Seagate and Fujitsu have both recently announced full-drive encryption technologies. Fujitsu's new drives are aimed at laptop users, while Seagate is adding encryption capability to both its laptop and external USB drives, as well as the company's enterprise-class Cheetah and Savvio drives, with plans to add the same capability to its SATA drives in the future. These drives aim to address the urgent need that enterprises have for protecting data in the wake of dozens of data loss fiascos over the last few years.
Encryption can be implemented at many levels, from the chip-based full-drive encryption built into these new drives, to add-on encryption hardware in the data path between PC and storage, to encryption software that stores pre-boot encryption code in a hidden partition or on an external device such as a USB key. Even Microsoft has gotten on-board with BitLocker encryption, available in both Vista and Windows Server 2008.
[ See the Test Center's review of Hitachi and Seagate laptop drives with native full-disk encryption. ]
The newest chip-on-drive technology available in the latest lines of drives uses 256-bit high-speed encryption, but even basic software-based encryption would probably have sufficed in all but a very small percentage of data loss cases. Most data on media is not actually stolen, but lost as a result of systems being decommissioned, laptops being stolen for their resale value, or boxes of drives or tapes being left in the wrong place. Most data that is actively sought and stolen is taken by penetrating firewalls, by intercepting data traffic over wireless or Internet connections, or by means of social engineering. None of these problems is solved by storage encryption.

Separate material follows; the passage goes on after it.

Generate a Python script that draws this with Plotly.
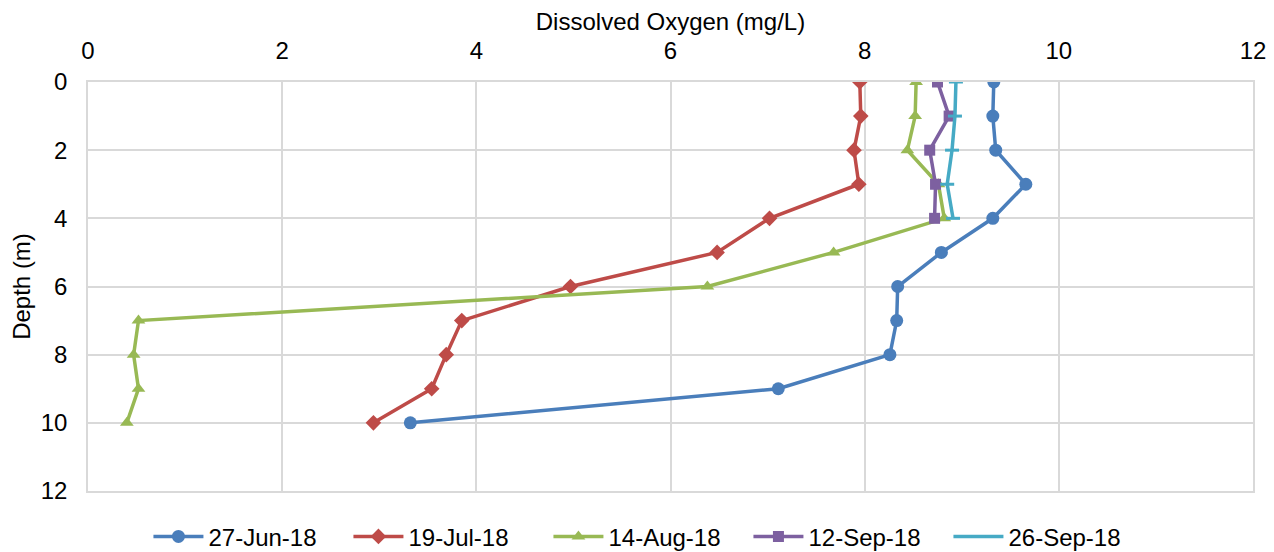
import plotly.graph_objects as go

depth_full = [0, 1, 2, 3, 4, 5, 6, 7, 8, 9, 10]
depth_short = [0, 1, 2, 3, 4]

do_27jun = [9.33, 9.32, 9.35, 9.66, 9.32, 8.79, 8.34, 8.33, 8.26, 7.11, 3.32]
do_19jul = [7.95, 7.96, 7.89, 7.94, 7.02, 6.48, 4.97, 3.85, 3.69, 3.54, 2.94]
do_14aug = [8.53, 8.52, 8.44, 8.76, 8.82, 7.68, 6.38, 0.52, 0.47, 0.52, 0.40]
do_12sep = [8.75, 8.87, 8.67, 8.73, 8.72]
do_26sep = [8.94, 8.93, 8.90, 8.85, 8.91]

series = [
    ("27-Jun-18", do_27jun, depth_full, "#4a7ebb", "circle", 13),
    ("19-Jul-18", do_19jul, depth_full, "#be4b48", "diamond", 12),
    ("14-Aug-18", do_14aug, depth_full, "#98b954", "triangle-up", 12),
    ("12-Sep-18", do_12sep, depth_short, "#7d60a0", "square", 11),
    ("26-Sep-18", do_26sep, depth_short, "#46aac5", "line-ew", 10),
]

fig = go.Figure()
for name, xs, ys, color, sym, size in series:
    fig.add_trace(go.Scatter(
        x=xs, y=ys, name=name, mode="lines+markers",
        line=dict(color=color, width=3.5),
        marker=dict(symbol=sym, size=size, color=color,
                    line=dict(color=color, width=3 if sym == "line-ew" else 0)),
    ))

grid = "#d9d9d9"
FS = 24
fig.update_layout(
    width=1274, height=552,
    paper_bgcolor="white", plot_bgcolor="white",
    margin=dict(l=80, r=29, t=74, b=69),
    font=dict(family="Liberation Sans, Arial, sans-serif", size=FS, color="#000"),
    xaxis=dict(
        side="top", range=[0, 12], dtick=2, showgrid=True, gridcolor=grid,
        gridwidth=1.5, zeroline=False, showline=True, linecolor=grid, linewidth=1.5,
        mirror=True, ticks="", tickfont=dict(size=FS), ticklabelstandoff=12,
        automargin=False,
        title=dict(text="Dissolved Oxygen (mg/L)", font=dict(size=FS), standoff=4),
    ),
    yaxis=dict(
        range=[12, 0], dtick=2, showgrid=True, gridcolor=grid, gridwidth=1.5,
        zeroline=False, showline=True, linecolor=grid, linewidth=1.5, mirror=True,
        ticks="", tickfont=dict(size=FS), ticklabelstandoff=14,
        automargin=False,
        title=dict(text="Depth (m)", font=dict(size=FS), standoff=10),
    ),
    legend=dict(
        orientation="h", x=0.5027, xref="container", xanchor="center",
        y=0.042, yref="container", yanchor="middle", font=dict(size=FS),
        entrywidth=135, entrywidthmode="pixels", itemwidth=50,
    ),
)

fig.write_html("out.html")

But the lost or stolen laptop is a far more common occurrence.
The bigger problem is not the ability to encrypt data, but the ability to manage keys across an enterprise that could encompass thousands of drives; to securely store and access keys; to reliably recover data stored on encrypted drives after laptop users have lost their stored keys; and to manage keys on storage arrays and tapes as well as laptops and desktop systems.
Key management appliances and software servers attempt to address these needs, but while they can securely store and supply keys for any type of encryption, managing keys from the new drives or from specific applications requires the built-in capability to interface with each device or application using the manufacturer's API. The more pervasive an encryption technology becomes, the better the chance that key management appliances will add the ability to manage keys for that technology.
Thus, Seagate's adoption of the same hardware-based encryption technology across all of its drives is very good news for enterprise security planners, but it's only the first step toward an enterprise-wide solution.